Entries with chart source code:
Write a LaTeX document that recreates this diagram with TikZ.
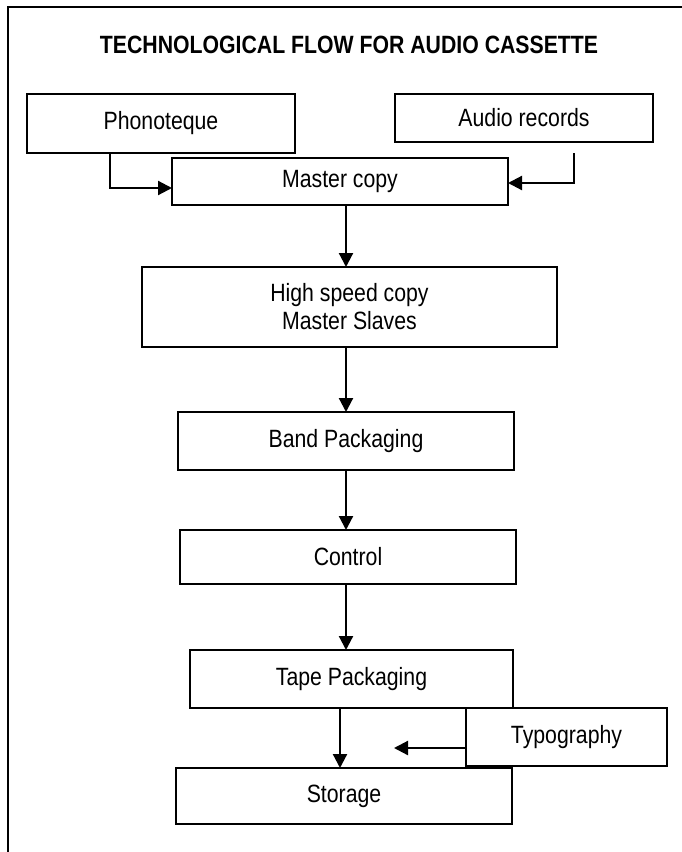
\documentclass[tikz,border=0pt]{standalone}
\usepackage{fontspec}
\setmainfont[FakeStretch=0.85]{Liberation Sans}
\usetikzlibrary{arrows.meta}
\begin{document}
\begin{tikzpicture}[x=1pt,y=-1pt,
  box/.style={draw,line width=1.8pt,rectangle,inner sep=2pt,outer sep=0pt,align=center,
    font=\fontsize{25}{28}\selectfont},
  arr/.style={line width=2.2pt,-{Triangle[length=14pt,width=14pt]}},
  frame/.style={line width=1.4pt}]
\useasboundingbox (0,0) rectangle (682,852);
% frame (open at right and bottom)
\coordinate (fbl) at (8,852);
\coordinate (ftl) at (8,7);
\coordinate (ftr) at (682,7);
\draw[frame] (fbl) -- (ftl) -- (ftr);
% title
\node[font=\fontsize{25}{28}\selectfont\bfseries] (title) at (349,45) {TECHNOLOGICAL FLOW FOR AUDIO CASSETTE};
% boxes
\node[box,minimum width=268pt,minimum height=59pt] (phon) at (161,123.5) {Phonoteque};
\node[box,minimum width=258pt,minimum height=48pt] (audio) at (524,118) {Audio records};
\node[box,minimum width=336pt,minimum height=47pt] (master) at (340,181.5) {Master copy};
\node[box,minimum width=415pt,minimum height=80pt] (high) at (349.5,307) {High speed copy\\Master Slaves};
\node[box,minimum width=336pt,minimum height=58pt] (band) at (346,441) {Band Packaging};
\node[box,minimum width=336pt,minimum height=54pt] (control) at (348,557) {Control};
\node[box,minimum width=323pt,minimum height=58pt] (tape) at (351.5,679) {Tape Packaging};
\node[box,minimum width=201pt,minimum height=58pt] (typo) at (566.5,737) {Typography};
\node[box,minimum width=336pt,minimum height=56pt] (storage) at (344,796) {Storage};
% connector helpers
\coordinate (c1) at (110,188);
\coordinate (c2) at (574,153);
\coordinate (c3) at (574,183);
\coordinate (c4) at (394,748);
% connectors
\draw[arr] (c1 |- phon.south) |- (master.west |- c1);
\draw[arr] (c2) |- (master.east |- c3);
\draw[arr] ([xshift=6pt]master.south) -- ([xshift=6pt]master.south |- high.north);
\draw[arr] ([xshift=-3.5pt]high.south) -- ([xshift=-3.5pt]high.south |- band.north);
\draw[arr] (band.south) -- (band.south |- control.north);
\draw[arr] ([xshift=-2pt]control.south) -- ([xshift=-2pt]control.south |- tape.north);
\draw[arr] ([xshift=-11.5pt]tape.south) -- ([xshift=-11.5pt]tape.south |- storage.north);
\draw[arr] (typo.west |- c4) -- (c4);
\end{tikzpicture}
\end{document}
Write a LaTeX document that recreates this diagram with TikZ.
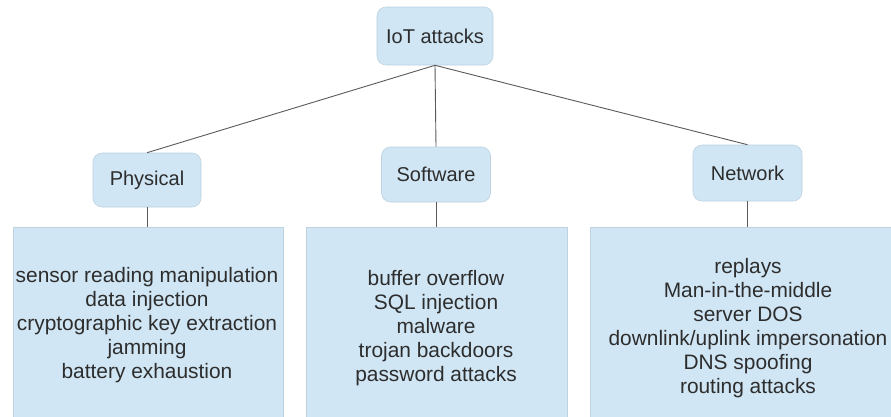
\documentclass[tikz,border=0pt]{standalone}
\usepackage{fontspec}
\setmainfont{Liberation Sans}
\definecolor{boxfill}{RGB}{208,230,244}
\definecolor{boxline}{RGB}{190,210,224}
\definecolor{txt}{RGB}{45,45,45}
\definecolor{edge}{RGB}{90,90,90}
\begin{document}
\begin{tikzpicture}[x=1pt,y=-1pt,
  catbox/.style={draw=boxline,fill=boxfill,rounded corners=9pt,line width=0.6pt,
    inner sep=0pt,text=txt,font=\fontsize{20}{24}\selectfont},
  listbox/.style={draw=boxline,fill=boxfill,line width=0.6pt,inner sep=0pt},
  listtext/.style={align=center,text=txt,inner sep=0pt,font=\fontsize{20.9}{24}\selectfont},
  link/.style={draw=edge,line width=0.9pt}]
\useasboundingbox (0,0) rectangle (891,416);
\fill[white] (0,0) rectangle (891,416);

% top node and the three categories
\node[catbox,minimum width=116pt,minimum height=58pt] (iot) at (435,36) {IoT attacks};
\node[catbox,minimum width=108pt,minimum height=54pt] (phys) at (147,180) {Physical};
\node[catbox,minimum width=109pt,minimum height=55pt] (soft) at (436,174.5) {Software};
\node[catbox,minimum width=109pt,minimum height=56pt] (net) at (747.5,173) {Network};

% attack lists (boxes run off the lower edge)
\node[listbox,minimum width=270pt,minimum height=200pt,anchor=north] (plist) at (148,227) {};
\node[listbox,minimum width=261pt,minimum height=200pt,anchor=north] (slist) at (436.5,227) {};
\node[listbox,minimum width=310pt,minimum height=200pt,anchor=north] (nlist) at (745,227) {};

\node[listtext] (ptext) at (147,325) {sensor reading manipulation\\data injection\\cryptographic key extraction\\jamming\\battery exhaustion};
\node[listtext] (stext) at (436,328) {buffer overflow\\SQL injection\\malware\\trojan backdoors\\password attacks};
\node[listtext] (ntext) at (748,328) {replays\\Man-in-the-middle\\server DOS\\downlink/uplink impersonation\\DNS spoofing\\routing attacks};

% connectors
\draw[link] (iot.south) -- (phys.north);
\draw[link] (iot.south) -- (soft.north);
\draw[link] (iot.south) -- (net.north);
\draw[link] (phys.south) -- (phys.south |- plist.north);
\draw[link] (soft.south) -- (soft.south |- slist.north);
\draw[link] (net.south) -- (net.south |- nlist.north);
\end{tikzpicture}
\end{document}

▶ _WHAT YOU ARE ASKED TO DO_
Transcribe all the data word for word; the images stay out.

▶ _FINAL RESULT_
Write a LaTeX document that recreates this diagram with TikZ.
\documentclass[tikz,border=0pt]{standalone}
\usepackage{fontspec}
\setmainfont[FakeStretch=0.85]{Liberation Sans}
\usetikzlibrary{arrows.meta}
\begin{document}
\begin{tikzpicture}[x=1pt,y=-1pt,
  box/.style={draw,line width=1.8pt,rectangle,inner sep=2pt,outer sep=0pt,align=center,
    font=\fontsize{25}{28}\selectfont},
  arr/.style={line width=2.2pt,-{Triangle[length=14pt,width=14pt]}},
  frame/.style={line width=1.4pt}]
\useasboundingbox (0,0) rectangle (682,852);
% frame (open at right and bottom)
\coordinate (fbl) at (8,852);
\coordinate (ftl) at (8,7);
\coordinate (ftr) at (682,7);
\draw[frame] (fbl) -- (ftl) -- (ftr);
% title
\node[font=\fontsize{25}{28}\selectfont\bfseries] (title) at (349,45) {TECHNOLOGICAL FLOW FOR AUDIO CASSETTE};
% boxes
\node[box,minimum width=268pt,minimum height=59pt] (phon) at (161,123.5) {Phonoteque};
\node[box,minimum width=258pt,minimum height=48pt] (audio) at (524,118) {Audio records};
\node[box,minimum width=336pt,minimum height=47pt] (master) at (340,181.5) {Master copy};
\node[box,minimum width=415pt,minimum height=80pt] (high) at (349.5,307) {High speed copy\\Master Slaves};
\node[box,minimum width=336pt,minimum height=58pt] (band) at (346,441) {Band Packaging};
\node[box,minimum width=336pt,minimum height=54pt] (control) at (348,557) {Control};
\node[box,minimum width=323pt,minimum height=58pt] (tape) at (351.5,679) {Tape Packaging};
\node[box,minimum width=201pt,minimum height=58pt] (typo) at (566.5,737) {Typography};
\node[box,minimum width=336pt,minimum height=56pt] (storage) at (344,796) {Storage};
% connector helpers
\coordinate (c1) at (110,188);
\coordinate (c2) at (574,153);
\coordinate (c3) at (574,183);
\coordinate (c4) at (394,748);
% connectors
\draw[arr] (c1 |- phon.south) |- (master.west |- c1);
\draw[arr] (c2) |- (master.east |- c3);
\draw[arr] ([xshift=6pt]master.south) -- ([xshift=6pt]master.south |- high.north);
\draw[arr] ([xshift=-3.5pt]high.south) -- ([xshift=-3.5pt]high.south |- band.north);
\draw[arr] (band.south) -- (band.south |- control.north);
\draw[arr] ([xshift=-2pt]control.south) -- ([xshift=-2pt]control.south |- tape.north);
\draw[arr] ([xshift=-11.5pt]tape.south) -- ([xshift=-11.5pt]tape.south |- storage.north);
\draw[arr] (typo.west |- c4) -- (c4);
\end{tikzpicture}
\end{document}
Write a LaTeX document that recreates this diagram with TikZ.
\documentclass[tikz,border=0pt]{standalone}
\usepackage{fontspec}
\setmainfont{Liberation Sans}
\definecolor{boxfill}{RGB}{208,230,244}
\definecolor{boxline}{RGB}{190,210,224}
\definecolor{txt}{RGB}{45,45,45}
\definecolor{edge}{RGB}{90,90,90}
\begin{document}
\begin{tikzpicture}[x=1pt,y=-1pt,
  catbox/.style={draw=boxline,fill=boxfill,rounded corners=9pt,line width=0.6pt,
    inner sep=0pt,text=txt,font=\fontsize{20}{24}\selectfont},
  listbox/.style={draw=boxline,fill=boxfill,line width=0.6pt,inner sep=0pt},
  listtext/.style={align=center,text=txt,inner sep=0pt,font=\fontsize{20.9}{24}\selectfont},
  link/.style={draw=edge,line width=0.9pt}]
\useasboundingbox (0,0) rectangle (891,416);
\fill[white] (0,0) rectangle (891,416);

% top node and the three categories
\node[catbox,minimum width=116pt,minimum height=58pt] (iot) at (435,36) {IoT attacks};
\node[catbox,minimum width=108pt,minimum height=54pt] (phys) at (147,180) {Physical};
\node[catbox,minimum width=109pt,minimum height=55pt] (soft) at (436,174.5) {Software};
\node[catbox,minimum width=109pt,minimum height=56pt] (net) at (747.5,173) {Network};

% attack lists (boxes run off the lower edge)
\node[listbox,minimum width=270pt,minimum height=200pt,anchor=north] (plist) at (148,227) {};
\node[listbox,minimum width=261pt,minimum height=200pt,anchor=north] (slist) at (436.5,227) {};
\node[listbox,minimum width=310pt,minimum height=200pt,anchor=north] (nlist) at (745,227) {};

\node[listtext] (ptext) at (147,325) {sensor reading manipulation\\data injection\\cryptographic key extraction\\jamming\\battery exhaustion};
\node[listtext] (stext) at (436,328) {buffer overflow\\SQL injection\\malware\\trojan backdoors\\password attacks};
\node[listtext] (ntext) at (748,328) {replays\\Man-in-the-middle\\server DOS\\downlink/uplink impersonation\\DNS spoofing\\routing attacks};

% connectors
\draw[link] (iot.south) -- (phys.north);
\draw[link] (iot.south) -- (soft.north);
\draw[link] (iot.south) -- (net.north);
\draw[link] (phys.south) -- (phys.south |- plist.north);
\draw[link] (soft.south) -- (soft.south |- slist.north);
\draw[link] (net.south) -- (net.south |- nlist.north);
\end{tikzpicture}
\end{document}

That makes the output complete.